» **Dataset excerpt**
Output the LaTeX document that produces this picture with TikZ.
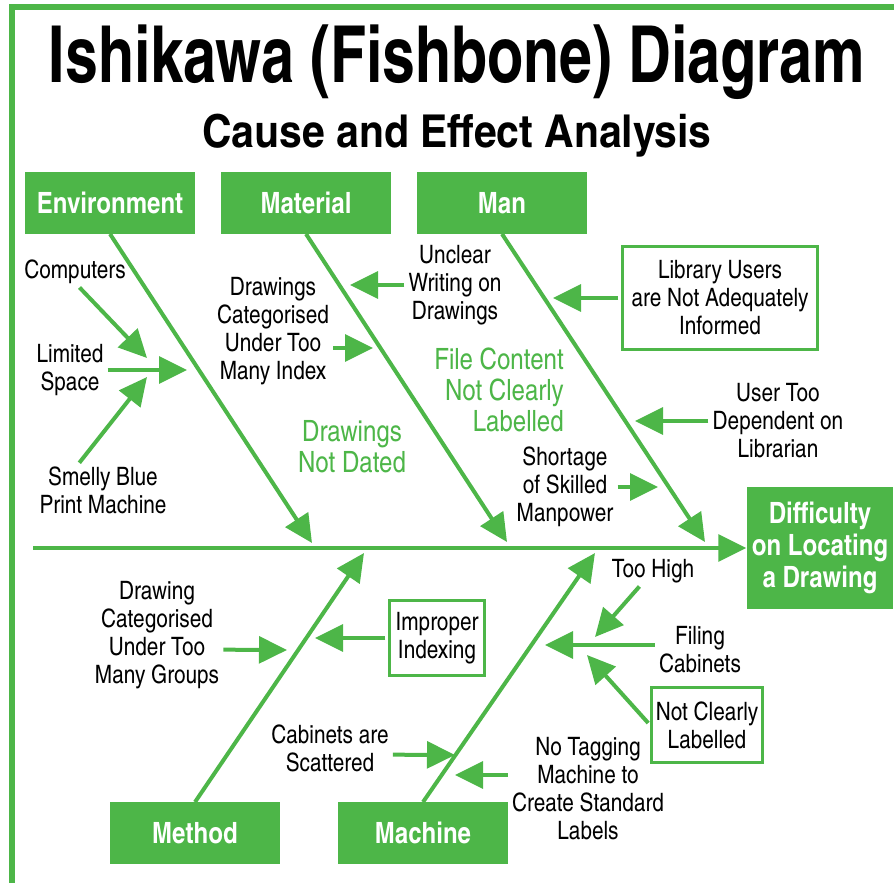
\documentclass[tikz,border=0pt]{standalone}
\usepackage{fontspec}
\setmainfont{texgyreheroscn}[Extension=.otf,UprightFont=*-regular,BoldFont=*-bold]
\usetikzlibrary{arrows.meta}
\definecolor{fishgreen}{RGB}{77,182,72}

\begin{document}
\begin{tikzpicture}[x=0.75pt,y=-0.75pt,
  catbox/.style={fill=fishgreen, text=white, font=\bfseries\fontsize{22}{24}\selectfont, minimum width=128pt, minimum height=46pt, inner sep=0pt},
  cause/.style={align=center, font=\fontsize{19}{21}\selectfont, inner sep=1pt},
  causebox/.style={cause, draw=fishgreen, line width=2.5pt, inner sep=0pt},
  note/.style={align=center, text=fishgreen, font=\fontsize{22}{23}\selectfont},
  bone/.style={draw=fishgreen, line width=3pt, -{Triangle[length=21pt,width=20pt]}},
  twig/.style={draw=fishgreen, line width=3pt, shorten <=2pt, -{Triangle[length=21pt,width=20pt]}}]
  \useasboundingbox (0,0) rectangle (894,883);
  \draw[fishgreen, line width=4.5pt] (12,883) -- (12,7) -- (894,7); % frame

  \node[anchor=base, font=\bfseries\fontsize{59}{60}\selectfont] (title) at (457,82) {\scalebox{0.915}[1]{Ishikawa (Fishbone) Diagram}};
  \node[anchor=base, font=\bfseries\fontsize{34}{36}\selectfont] (subtitle) at (457,147) {\scalebox{1.1}[1]{Cause and Effect Analysis}};

  % categories and effect
  \node[catbox] (env) at (110,203) {Environment};
  \node[catbox] (mat) at (306,203) {Material};
  \node[catbox] (man) at (502,203) {Man};
  \node[catbox] (meth) at (195,833) {Method};
  \node[catbox] (mach) at (423,833) {Machine};
  \node[catbox, align=center, minimum width=110pt, minimum height=91pt, font=\bfseries\fontsize{22}{24}\selectfont] (effect) at (820,548) {Difficulty\\on Locating\\a Drawing};

  % spine and bones
  \coordinate (tail) at (33,548);
  \coordinate (envtip) at (312,543);
  \coordinate (mattip) at (507,542);
  \coordinate (mantip) at (705,542);
  \coordinate (methtip) at (364,553);
  \coordinate (machtip) at (595,553);
  \draw[bone] (tail) -- (effect.west);
  \draw[bone] (env.south) -- (envtip);
  \draw[bone] (mat.south) -- (mattip);
  \draw[bone] (man.south) -- (mantip);
  \draw[bone] (meth.north) -- (methtip);
  \draw[bone] (mach.north) -- (machtip);

  % environment
  \node[cause] (comp) at (75,272) {Computers};
  \node[cause] (space) at (70,370) {Limited\\Space};
  \node[cause] (smelly) at (103,490) {Smelly Blue\\Print Machine};
  \coordinate (comptip) at (147,358);
  \coordinate (spacetip) at (187,370);
  \coordinate (smellytip) at (147,377);
  \draw[twig] ([xshift=2pt]comp.south) -- (comptip);
  \draw[twig] (space) -- (spacetip);
  \draw[twig] ([xshift=-19pt]smelly.north) -- (smellytip);

  % material
  \node[cause] (drcat) at (273,331) {Drawings\\Categorised\\Under Too\\Many Index};
  \node[cause] (unclear) at (455,285) {Unclear\\Writing on\\Drawings};
  \node[note] (notdated) at (352,447) {Drawings\\Not Dated};
  \coordinate (drcattip) at (373,348);
  \coordinate (uncleartip) at (350,285);
  \draw[twig] ([yshift=-12.75pt]drcat.east) -- (drcattip);
  \draw[twig] (unclear.west) -- (uncleartip);

  % man
  \node[note, align=right] (filecont) at (499,390) {File Content\\Not Clearly\\Labelled};
  \node[causebox, minimum width=146pt, minimum height=77pt] (libusers) at (720,298) {Library Users\\are Not Adequately\\Informed};
  \node[cause] (usertoo) at (778,421) {User Too\\Dependent on\\Librarian};
  \node[cause] (shortage) at (565,487) {Shortage\\of Skilled\\Manpower};
  \coordinate (libtip) at (553,298);
  \coordinate (usertip) at (635,421);
  \coordinate (shorttip) at (658,487);
  \draw[twig] (libusers.west) -- (libtip);
  \draw[twig] (usertoo.west) -- (usertip);
  \draw[twig] (shortage.east) -- (shorttip);

  % method
  \node[cause] (drgroups) at (157,635) {Drawing\\Categorised\\Under Too\\Many Groups};
  \node[causebox, minimum width=71pt, minimum height=56pt] (improper) at (437,638) {Improper\\Indexing};
  \node[cause] (scattered) at (330,748) {Cabinets are\\Scattered};
  \coordinate (groupstip) at (287,650);
  \coordinate (impropertip) at (315,638);
  \coordinate (scatteredtip) at (455,755);
  \draw[twig] ([yshift=-11pt]drgroups.east) -- (groupstip);
  \draw[twig] (improper.west) -- (impropertip);
  \draw[twig] ([yshift=-5pt]scattered.east) -- (scatteredtip);

  % machine
  \node[cause] (toohigh) at (653,571) {Too High};
  \node[cause] (filing) at (700,650) {Filing\\Cabinets};
  \node[causebox, minimum width=83pt, minimum height=56pt] (notclear) at (707,725) {Not Clearly\\Labelled};
  \node[cause] (notag) at (588,789) {No Tagging\\Machine to\\Create Standard\\Labels};
  \coordinate (hightip) at (595,637);
  \coordinate (filingtip) at (545,645);
  \coordinate (notcleartip) at (587,655);
  \coordinate (notagtip) at (455,775);
  \draw[twig] (toohigh) -- (hightip);
  \draw[twig] ([yshift=3.75pt]filing.west) -- (filingtip);
  \draw[twig] (notclear.west) -- (notcleartip);
  \draw[twig] ([yshift=10.5pt]notag.west) -- (notagtip);

\end{tikzpicture}
\end{document}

» **Stated task**
Transcribe the material exactly, keeping every word and none of the pictures.

» **Exercise answer**
Output the LaTeX document that produces this picture with TikZ.
\documentclass[tikz,border=0pt]{standalone}
\usepackage{fontspec}
\setmainfont{texgyreheroscn}[Extension=.otf,UprightFont=*-regular,BoldFont=*-bold]
\usetikzlibrary{arrows.meta}
\definecolor{fishgreen}{RGB}{77,182,72}

\begin{document}
\begin{tikzpicture}[x=0.75pt,y=-0.75pt,
  catbox/.style={fill=fishgreen, text=white, font=\bfseries\fontsize{22}{24}\selectfont, minimum width=128pt, minimum height=46pt, inner sep=0pt},
  cause/.style={align=center, font=\fontsize{19}{21}\selectfont, inner sep=1pt},
  causebox/.style={cause, draw=fishgreen, line width=2.5pt, inner sep=0pt},
  note/.style={align=center, text=fishgreen, font=\fontsize{22}{23}\selectfont},
  bone/.style={draw=fishgreen, line width=3pt, -{Triangle[length=21pt,width=20pt]}},
  twig/.style={draw=fishgreen, line width=3pt, shorten <=2pt, -{Triangle[length=21pt,width=20pt]}}]
  \useasboundingbox (0,0) rectangle (894,883);
  \draw[fishgreen, line width=4.5pt] (12,883) -- (12,7) -- (894,7); % frame

  \node[anchor=base, font=\bfseries\fontsize{59}{60}\selectfont] (title) at (457,82) {\scalebox{0.915}[1]{Ishikawa (Fishbone) Diagram}};
  \node[anchor=base, font=\bfseries\fontsize{34}{36}\selectfont] (subtitle) at (457,147) {\scalebox{1.1}[1]{Cause and Effect Analysis}};

  % categories and effect
  \node[catbox] (env) at (110,203) {Environment};
  \node[catbox] (mat) at (306,203) {Material};
  \node[catbox] (man) at (502,203) {Man};
  \node[catbox] (meth) at (195,833) {Method};
  \node[catbox] (mach) at (423,833) {Machine};
  \node[catbox, align=center, minimum width=110pt, minimum height=91pt, font=\bfseries\fontsize{22}{24}\selectfont] (effect) at (820,548) {Difficulty\\on Locating\\a Drawing};

  % spine and bones
  \coordinate (tail) at (33,548);
  \coordinate (envtip) at (312,543);
  \coordinate (mattip) at (507,542);
  \coordinate (mantip) at (705,542);
  \coordinate (methtip) at (364,553);
  \coordinate (machtip) at (595,553);
  \draw[bone] (tail) -- (effect.west);
  \draw[bone] (env.south) -- (envtip);
  \draw[bone] (mat.south) -- (mattip);
  \draw[bone] (man.south) -- (mantip);
  \draw[bone] (meth.north) -- (methtip);
  \draw[bone] (mach.north) -- (machtip);

  % environment
  \node[cause] (comp) at (75,272) {Computers};
  \node[cause] (space) at (70,370) {Limited\\Space};
  \node[cause] (smelly) at (103,490) {Smelly Blue\\Print Machine};
  \coordinate (comptip) at (147,358);
  \coordinate (spacetip) at (187,370);
  \coordinate (smellytip) at (147,377);
  \draw[twig] ([xshift=2pt]comp.south) -- (comptip);
  \draw[twig] (space) -- (spacetip);
  \draw[twig] ([xshift=-19pt]smelly.north) -- (smellytip);

  % material
  \node[cause] (drcat) at (273,331) {Drawings\\Categorised\\Under Too\\Many Index};
  \node[cause] (unclear) at (455,285) {Unclear\\Writing on\\Drawings};
  \node[note] (notdated) at (352,447) {Drawings\\Not Dated};
  \coordinate (drcattip) at (373,348);
  \coordinate (uncleartip) at (350,285);
  \draw[twig] ([yshift=-12.75pt]drcat.east) -- (drcattip);
  \draw[twig] (unclear.west) -- (uncleartip);

  % man
  \node[note, align=right] (filecont) at (499,390) {File Content\\Not Clearly\\Labelled};
  \node[causebox, minimum width=146pt, minimum height=77pt] (libusers) at (720,298) {Library Users\\are Not Adequately\\Informed};
  \node[cause] (usertoo) at (778,421) {User Too\\Dependent on\\Librarian};
  \node[cause] (shortage) at (565,487) {Shortage\\of Skilled\\Manpower};
  \coordinate (libtip) at (553,298);
  \coordinate (usertip) at (635,421);
  \coordinate (shorttip) at (658,487);
  \draw[twig] (libusers.west) -- (libtip);
  \draw[twig] (usertoo.west) -- (usertip);
  \draw[twig] (shortage.east) -- (shorttip);

  % method
  \node[cause] (drgroups) at (157,635) {Drawing\\Categorised\\Under Too\\Many Groups};
  \node[causebox, minimum width=71pt, minimum height=56pt] (improper) at (437,638) {Improper\\Indexing};
  \node[cause] (scattered) at (330,748) {Cabinets are\\Scattered};
  \coordinate (groupstip) at (287,650);
  \coordinate (impropertip) at (315,638);
  \coordinate (scatteredtip) at (455,755);
  \draw[twig] ([yshift=-11pt]drgroups.east) -- (groupstip);
  \draw[twig] (improper.west) -- (impropertip);
  \draw[twig] ([yshift=-5pt]scattered.east) -- (scatteredtip);

  % machine
  \node[cause] (toohigh) at (653,571) {Too High};
  \node[cause] (filing) at (700,650) {Filing\\Cabinets};
  \node[causebox, minimum width=83pt, minimum height=56pt] (notclear) at (707,725) {Not Clearly\\Labelled};
  \node[cause] (notag) at (588,789) {No Tagging\\Machine to\\Create Standard\\Labels};
  \coordinate (hightip) at (595,637);
  \coordinate (filingtip) at (545,645);
  \coordinate (notcleartip) at (587,655);
  \coordinate (notagtip) at (455,775);
  \draw[twig] (toohigh) -- (hightip);
  \draw[twig] ([yshift=3.75pt]filing.west) -- (filingtip);
  \draw[twig] (notclear.west) -- (notcleartip);
  \draw[twig] ([yshift=10.5pt]notag.west) -- (notagtip);

\end{tikzpicture}
\end{document}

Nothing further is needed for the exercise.